START Material to process

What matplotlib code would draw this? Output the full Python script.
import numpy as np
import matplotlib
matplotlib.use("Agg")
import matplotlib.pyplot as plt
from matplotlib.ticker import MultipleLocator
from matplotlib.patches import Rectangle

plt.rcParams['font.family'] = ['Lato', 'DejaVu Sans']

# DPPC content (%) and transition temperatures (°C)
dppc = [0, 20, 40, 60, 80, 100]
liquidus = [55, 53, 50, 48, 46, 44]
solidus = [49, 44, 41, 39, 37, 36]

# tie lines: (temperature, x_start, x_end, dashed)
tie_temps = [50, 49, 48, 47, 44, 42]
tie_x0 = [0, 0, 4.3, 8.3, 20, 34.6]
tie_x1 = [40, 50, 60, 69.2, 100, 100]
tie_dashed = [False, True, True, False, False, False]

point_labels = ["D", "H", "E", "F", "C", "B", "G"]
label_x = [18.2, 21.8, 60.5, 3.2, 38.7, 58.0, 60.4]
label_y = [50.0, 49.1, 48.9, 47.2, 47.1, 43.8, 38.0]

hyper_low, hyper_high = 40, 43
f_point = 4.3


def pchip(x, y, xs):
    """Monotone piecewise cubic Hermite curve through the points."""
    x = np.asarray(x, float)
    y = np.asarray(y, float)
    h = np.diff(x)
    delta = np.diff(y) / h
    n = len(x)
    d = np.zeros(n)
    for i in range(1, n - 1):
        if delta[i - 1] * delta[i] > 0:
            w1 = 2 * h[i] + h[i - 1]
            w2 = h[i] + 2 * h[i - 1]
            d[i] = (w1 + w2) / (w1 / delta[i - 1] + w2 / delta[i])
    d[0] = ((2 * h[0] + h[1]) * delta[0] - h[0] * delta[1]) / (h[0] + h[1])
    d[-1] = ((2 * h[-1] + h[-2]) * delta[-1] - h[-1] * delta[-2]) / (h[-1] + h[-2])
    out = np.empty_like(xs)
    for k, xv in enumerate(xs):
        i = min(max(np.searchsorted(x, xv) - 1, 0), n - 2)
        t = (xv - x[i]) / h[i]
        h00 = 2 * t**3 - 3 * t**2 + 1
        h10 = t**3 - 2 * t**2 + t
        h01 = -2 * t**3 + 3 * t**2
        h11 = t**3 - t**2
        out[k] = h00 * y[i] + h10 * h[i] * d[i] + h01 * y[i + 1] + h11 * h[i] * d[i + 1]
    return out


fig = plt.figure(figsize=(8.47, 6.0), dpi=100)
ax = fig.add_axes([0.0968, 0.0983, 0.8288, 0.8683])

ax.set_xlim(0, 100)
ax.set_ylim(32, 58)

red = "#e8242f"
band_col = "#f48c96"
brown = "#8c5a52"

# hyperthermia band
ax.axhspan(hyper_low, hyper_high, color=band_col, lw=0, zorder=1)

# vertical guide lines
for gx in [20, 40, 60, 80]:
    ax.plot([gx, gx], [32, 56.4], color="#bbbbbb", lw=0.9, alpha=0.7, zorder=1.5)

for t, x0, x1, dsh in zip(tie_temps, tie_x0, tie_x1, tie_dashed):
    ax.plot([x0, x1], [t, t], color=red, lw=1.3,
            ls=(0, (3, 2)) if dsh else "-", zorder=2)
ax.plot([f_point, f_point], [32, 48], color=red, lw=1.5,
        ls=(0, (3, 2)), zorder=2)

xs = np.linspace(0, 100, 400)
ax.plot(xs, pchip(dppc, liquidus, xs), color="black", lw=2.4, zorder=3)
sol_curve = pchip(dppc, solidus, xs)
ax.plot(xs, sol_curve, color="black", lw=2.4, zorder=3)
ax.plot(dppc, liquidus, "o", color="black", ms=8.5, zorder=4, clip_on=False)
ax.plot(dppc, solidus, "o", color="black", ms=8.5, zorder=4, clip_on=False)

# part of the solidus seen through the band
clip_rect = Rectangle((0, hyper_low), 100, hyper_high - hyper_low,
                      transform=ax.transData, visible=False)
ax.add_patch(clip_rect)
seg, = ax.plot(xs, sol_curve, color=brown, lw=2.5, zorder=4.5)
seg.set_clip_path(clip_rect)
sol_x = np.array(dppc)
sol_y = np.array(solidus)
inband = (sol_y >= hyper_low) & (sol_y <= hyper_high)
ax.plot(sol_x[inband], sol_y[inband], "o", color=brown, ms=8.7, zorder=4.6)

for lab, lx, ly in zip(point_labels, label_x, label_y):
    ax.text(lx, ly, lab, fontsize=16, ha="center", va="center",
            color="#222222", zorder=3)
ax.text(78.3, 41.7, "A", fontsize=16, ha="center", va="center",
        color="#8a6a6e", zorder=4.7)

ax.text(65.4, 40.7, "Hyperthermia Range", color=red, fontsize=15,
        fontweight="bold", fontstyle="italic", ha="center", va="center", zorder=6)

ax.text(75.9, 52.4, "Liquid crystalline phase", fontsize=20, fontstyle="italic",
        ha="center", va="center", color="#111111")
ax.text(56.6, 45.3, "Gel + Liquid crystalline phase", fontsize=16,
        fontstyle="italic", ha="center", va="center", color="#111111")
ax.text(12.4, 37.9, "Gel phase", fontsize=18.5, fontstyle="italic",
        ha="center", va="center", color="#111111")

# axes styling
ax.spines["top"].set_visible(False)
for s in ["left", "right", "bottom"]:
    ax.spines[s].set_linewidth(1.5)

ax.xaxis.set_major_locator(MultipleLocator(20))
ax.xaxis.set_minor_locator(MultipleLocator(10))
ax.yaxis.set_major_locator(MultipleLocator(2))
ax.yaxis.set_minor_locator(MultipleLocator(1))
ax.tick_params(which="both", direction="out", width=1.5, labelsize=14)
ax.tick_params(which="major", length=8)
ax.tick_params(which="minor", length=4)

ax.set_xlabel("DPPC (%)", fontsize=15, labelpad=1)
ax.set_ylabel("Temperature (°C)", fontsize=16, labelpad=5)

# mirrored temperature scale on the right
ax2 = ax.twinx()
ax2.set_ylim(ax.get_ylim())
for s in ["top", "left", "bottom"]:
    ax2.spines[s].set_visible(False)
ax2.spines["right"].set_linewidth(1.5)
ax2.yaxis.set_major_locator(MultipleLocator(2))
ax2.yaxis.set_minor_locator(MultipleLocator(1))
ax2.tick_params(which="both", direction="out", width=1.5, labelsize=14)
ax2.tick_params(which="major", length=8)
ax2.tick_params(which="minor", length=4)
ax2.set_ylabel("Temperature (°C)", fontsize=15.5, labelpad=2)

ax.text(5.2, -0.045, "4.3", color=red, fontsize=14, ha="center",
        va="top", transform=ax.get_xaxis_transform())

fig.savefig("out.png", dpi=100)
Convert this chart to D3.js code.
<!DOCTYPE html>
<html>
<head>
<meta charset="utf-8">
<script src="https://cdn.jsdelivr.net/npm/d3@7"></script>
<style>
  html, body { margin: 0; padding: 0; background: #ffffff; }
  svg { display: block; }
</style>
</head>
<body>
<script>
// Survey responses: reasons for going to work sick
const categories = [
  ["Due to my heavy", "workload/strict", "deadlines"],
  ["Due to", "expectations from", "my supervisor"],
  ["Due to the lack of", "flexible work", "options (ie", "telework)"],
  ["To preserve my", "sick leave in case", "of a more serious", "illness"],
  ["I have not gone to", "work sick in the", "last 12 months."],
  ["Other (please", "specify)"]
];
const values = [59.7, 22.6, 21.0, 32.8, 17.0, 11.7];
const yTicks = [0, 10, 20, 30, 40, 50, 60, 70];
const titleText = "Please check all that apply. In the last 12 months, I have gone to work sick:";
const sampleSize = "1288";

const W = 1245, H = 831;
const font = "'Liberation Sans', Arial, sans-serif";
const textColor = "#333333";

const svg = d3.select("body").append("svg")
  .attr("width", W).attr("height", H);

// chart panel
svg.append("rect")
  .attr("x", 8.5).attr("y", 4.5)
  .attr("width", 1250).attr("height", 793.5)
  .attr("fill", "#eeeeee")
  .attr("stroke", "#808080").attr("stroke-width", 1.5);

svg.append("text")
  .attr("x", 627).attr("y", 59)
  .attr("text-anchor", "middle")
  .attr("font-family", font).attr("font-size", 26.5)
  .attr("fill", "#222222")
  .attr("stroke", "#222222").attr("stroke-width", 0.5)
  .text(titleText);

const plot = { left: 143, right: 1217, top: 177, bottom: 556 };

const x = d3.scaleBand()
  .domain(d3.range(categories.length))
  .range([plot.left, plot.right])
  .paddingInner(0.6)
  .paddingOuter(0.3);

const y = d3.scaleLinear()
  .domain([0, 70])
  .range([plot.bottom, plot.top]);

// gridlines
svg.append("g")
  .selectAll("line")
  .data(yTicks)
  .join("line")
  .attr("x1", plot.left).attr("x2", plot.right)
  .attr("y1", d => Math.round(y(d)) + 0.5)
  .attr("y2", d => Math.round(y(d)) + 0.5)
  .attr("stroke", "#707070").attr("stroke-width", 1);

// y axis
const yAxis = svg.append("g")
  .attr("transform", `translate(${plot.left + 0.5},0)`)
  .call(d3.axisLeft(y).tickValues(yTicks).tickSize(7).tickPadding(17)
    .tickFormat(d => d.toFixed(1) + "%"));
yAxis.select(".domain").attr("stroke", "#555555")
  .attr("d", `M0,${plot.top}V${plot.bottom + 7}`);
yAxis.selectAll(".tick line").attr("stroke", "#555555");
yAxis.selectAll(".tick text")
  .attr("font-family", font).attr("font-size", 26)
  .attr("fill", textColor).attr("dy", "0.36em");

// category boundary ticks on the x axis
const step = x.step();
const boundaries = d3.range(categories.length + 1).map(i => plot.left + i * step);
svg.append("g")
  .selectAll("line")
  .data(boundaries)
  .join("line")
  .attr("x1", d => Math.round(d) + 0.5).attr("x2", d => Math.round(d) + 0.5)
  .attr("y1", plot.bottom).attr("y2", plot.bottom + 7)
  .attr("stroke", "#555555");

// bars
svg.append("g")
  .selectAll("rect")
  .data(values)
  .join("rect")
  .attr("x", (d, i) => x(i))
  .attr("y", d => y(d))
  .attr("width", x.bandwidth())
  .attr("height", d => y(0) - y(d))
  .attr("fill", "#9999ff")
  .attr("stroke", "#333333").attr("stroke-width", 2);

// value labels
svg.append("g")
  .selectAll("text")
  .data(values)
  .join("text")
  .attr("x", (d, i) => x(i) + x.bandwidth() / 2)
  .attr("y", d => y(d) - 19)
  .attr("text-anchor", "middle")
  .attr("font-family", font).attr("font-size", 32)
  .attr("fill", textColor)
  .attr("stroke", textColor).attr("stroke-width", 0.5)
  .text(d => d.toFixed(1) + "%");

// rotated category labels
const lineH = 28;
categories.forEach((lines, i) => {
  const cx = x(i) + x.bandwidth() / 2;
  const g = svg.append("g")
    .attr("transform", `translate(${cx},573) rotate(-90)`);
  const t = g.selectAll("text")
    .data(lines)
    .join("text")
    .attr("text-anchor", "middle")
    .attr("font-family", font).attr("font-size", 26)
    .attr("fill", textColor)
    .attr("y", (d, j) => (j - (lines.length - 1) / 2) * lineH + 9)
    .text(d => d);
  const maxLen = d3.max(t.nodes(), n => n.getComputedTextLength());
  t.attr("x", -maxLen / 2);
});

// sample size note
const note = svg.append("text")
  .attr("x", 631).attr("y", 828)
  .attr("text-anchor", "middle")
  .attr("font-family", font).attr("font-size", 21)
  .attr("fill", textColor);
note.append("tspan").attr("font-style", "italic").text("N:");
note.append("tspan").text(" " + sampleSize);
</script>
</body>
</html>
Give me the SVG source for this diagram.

END Material to process

Restate exactly the records above from their first line through the line that holds "from matplotlib.patches import Rectangle", please, including both and leaving out all others.

§ **Answer to the task**:
What matplotlib code would draw this? Output the full Python script.
import numpy as np
import matplotlib
matplotlib.use("Agg")
import matplotlib.pyplot as plt
from matplotlib.ticker import MultipleLocator
from matplotlib.patches import Rectangle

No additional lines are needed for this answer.